Un appel d’offre a été lancé pour 2021 pour la modernisation, l’approfondissement et la maintenance du tronçon argentin (1.238 km) de la voie « Parana-Paraguay » qui court sur plus de 3.440 km depuis le Rio de la Plata jusqu’au Brésil.
L’investissement est estimé à 3,8 milliards de dollars, selon la Bourse du commerce de Rosario (centre-est), la plus grande du pays où se négocie 80% de la production de céréales et d’oléagineux d’Argentine.
L’entreprise belge Jan De Nul, associée à une entreprise locale, est en charge de la gestion depuis 25 ans. Mais à la différence des années 1990, la Chine, qui contrôle déjà un grand port d’exportation agricole à Rosario à travers une filiale de son géant étatique de l’agroalimentaire Cofco, convoite désormais le marché.
Outre deux entreprises belges — Dredging International et Jan de Nul — et deux sociétés néerlandaises — Boskalis et Van Oord — la Chinoise Shanghai Dredging Company est sur les rangs.
Le tronçon soumis à l’appel d’offre compte 25 terminaux d’exportation. En 2019, 2.600 navires y ont transité et plus de 92 millions de tonnes de céréales ont été transportées.
La très grande majorité a été chargée directement dans les ports argentins jusqu’à l’Atlantique, et le reste acheminé depuis le sud du Brésil, la Bolivie et le Paraguay, explique à l’AFP Alfredo Sesé, expert à la Bourse du commerce de Rosario.
Au cours de ces dernières décennies, le couloir fluvio-maritime est devenu un élément vital pour les exportations agricoles de l’Argentine, et la région de Rosario la principale porte de sortie : 80% des 120 millions de tonnes de céréales et oléagineux que produit le pays y ont transité.
Pour Gustavo Idigoras, président de la chambre des industries oléagineuses d’Argentine (Ciara), l’amélioration de la navigabilité du tronçon est « un projet clé » pour la région, « cela générera plus d’industrialisation et de services avec des ports plus compétitifs et de plus gros volumes de marchandises ».
Le principal pari est d’améliorer le transit sur le tronçon grâce à l’approfondissement et l’élargissement de certaines sections pour permettre à de plus gros cargos d’entrer et de sortir à pleine charge.

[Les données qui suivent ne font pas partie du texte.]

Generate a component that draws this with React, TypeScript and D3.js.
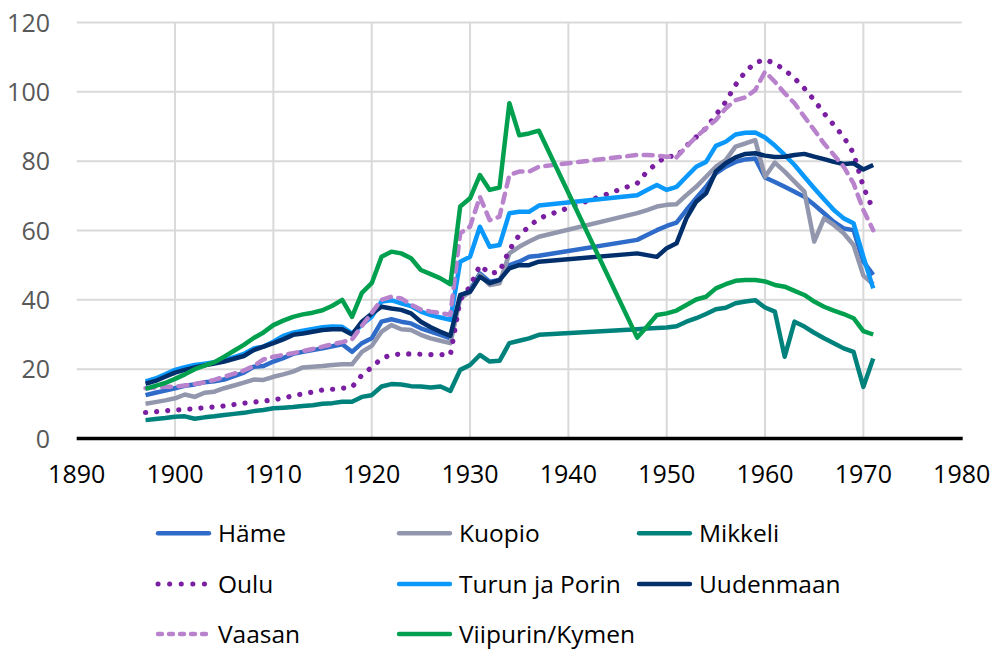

« Le tirant d’eau normal est de 34 pieds et la profondeur dans les étapes critiques est de 36. Il devrait atteindre 42 pieds dans des zones spécifiques », explique Alfredo Sesé.
– « Chaîne de valeur » –
L’appel d’offre a été mis en oeuvre alors que l’agronégoce sud-américain affiche, malgré la pandémie de coronavirus, une santé insolente, stimulée justement par la forte demande chinoise.
« L’un des problèmes de la Chine est sa capacité à être autosuffisante en matière d’alimentation, c’est pourquoi elle investit dans les infrastructures des pays producteurs », analyse auprès de l’AFP Esteban Actis, spécialiste des relations internationales à l’Université nationale de Rosario.
A la suite de plusieurs acquisitions, Cofco Argentine est devenue le plus gros exportateur de céréales et oléagineux (soja, maïs, blé, tournesol) du pays sud-américain, concentrant 15% du volume exporté.
« La Chine veut être présente dans toute la chaîne de valeur alimentaire, tant au niveau de la production que de la logistique, d’où la présence de Cofco et l’intérêt de contrôler le dragage et l’entretien de la voie navigable », ajoute le chercheur.
Mais l’infrastructure à venir inquiète les défenseurs de l’environnement, en raison des menaces sur l’équilibre d’une des zones humides les plus vastes de la planète.
Martin Bletter, chercheur à l’Institut national de limnologie — science qui s’intéresse aux eaux continentales à la différence de l’océanographie — met en garde contre la modification du lit du fleuve Parana qui « entraînerait des pertes écologiques par la dégradation et la fragmentation de l’habitat de nombreuses espèces ».
Il regrette surtout qu' »aucune étude exhaustive » n’ait été menée depuis 25 ans sur l’impact du fonctionnement de l’autoroute fluviale sur l’écosystème.